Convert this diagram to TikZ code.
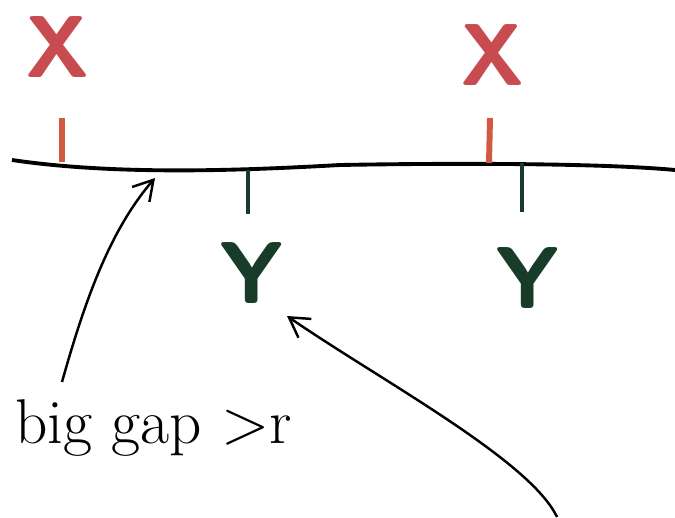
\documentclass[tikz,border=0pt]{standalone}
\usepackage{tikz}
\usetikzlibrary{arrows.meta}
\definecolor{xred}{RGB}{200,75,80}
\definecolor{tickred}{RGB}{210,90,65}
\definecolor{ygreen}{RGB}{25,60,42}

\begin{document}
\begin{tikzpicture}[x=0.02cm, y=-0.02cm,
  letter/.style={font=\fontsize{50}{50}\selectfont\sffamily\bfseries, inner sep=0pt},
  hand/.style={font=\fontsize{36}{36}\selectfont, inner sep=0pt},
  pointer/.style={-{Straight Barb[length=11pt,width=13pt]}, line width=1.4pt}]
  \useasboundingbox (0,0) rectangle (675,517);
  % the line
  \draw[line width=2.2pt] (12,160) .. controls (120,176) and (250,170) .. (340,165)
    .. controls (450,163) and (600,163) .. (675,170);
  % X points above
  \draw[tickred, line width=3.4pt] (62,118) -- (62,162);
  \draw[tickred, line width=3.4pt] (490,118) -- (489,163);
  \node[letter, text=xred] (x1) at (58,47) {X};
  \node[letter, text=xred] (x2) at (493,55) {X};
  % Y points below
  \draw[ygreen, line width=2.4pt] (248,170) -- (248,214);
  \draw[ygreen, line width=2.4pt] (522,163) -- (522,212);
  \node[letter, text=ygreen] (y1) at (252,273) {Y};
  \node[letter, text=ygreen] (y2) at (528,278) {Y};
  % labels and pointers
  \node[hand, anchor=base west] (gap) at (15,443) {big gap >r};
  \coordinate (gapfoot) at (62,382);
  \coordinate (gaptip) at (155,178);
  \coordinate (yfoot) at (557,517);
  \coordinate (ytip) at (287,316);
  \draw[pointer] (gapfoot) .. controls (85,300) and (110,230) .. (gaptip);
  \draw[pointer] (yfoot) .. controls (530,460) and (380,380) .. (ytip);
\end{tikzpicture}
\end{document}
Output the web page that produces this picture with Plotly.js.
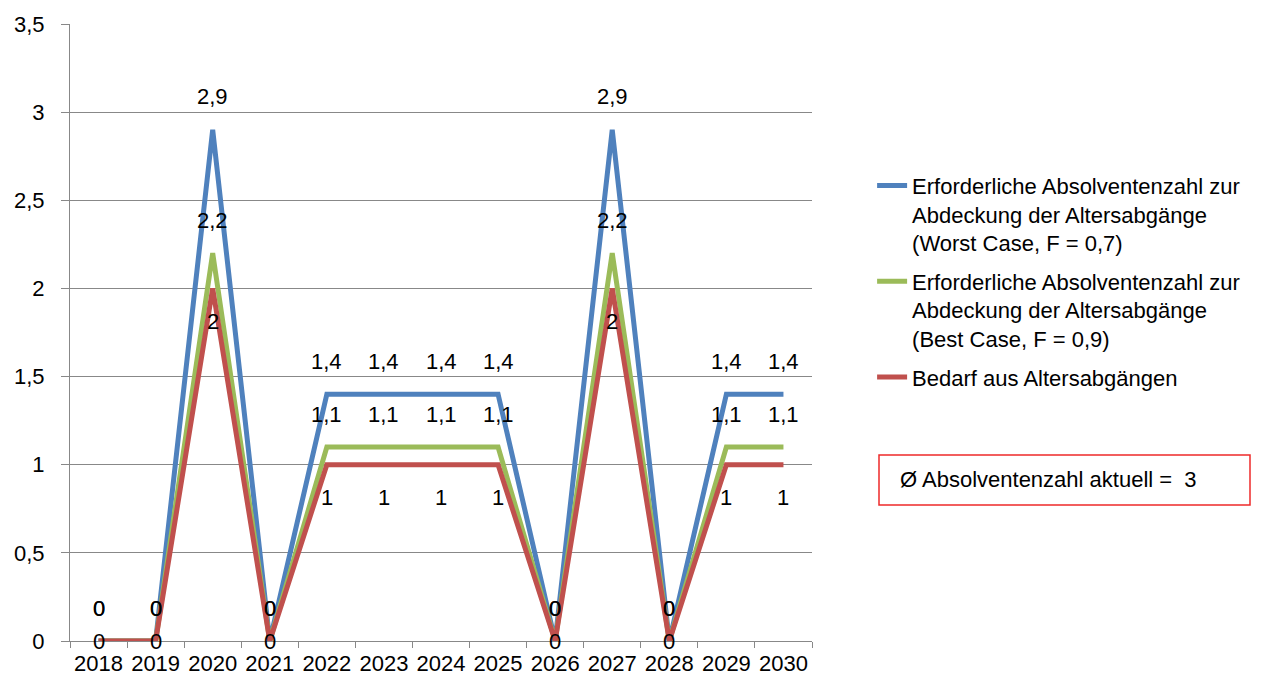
_____
● INSTRUCTIONS TO FOLLOW: Count every line of the records that holds "this". State the number, nothing else.

● ANSWER TO THE PROBLEM: 2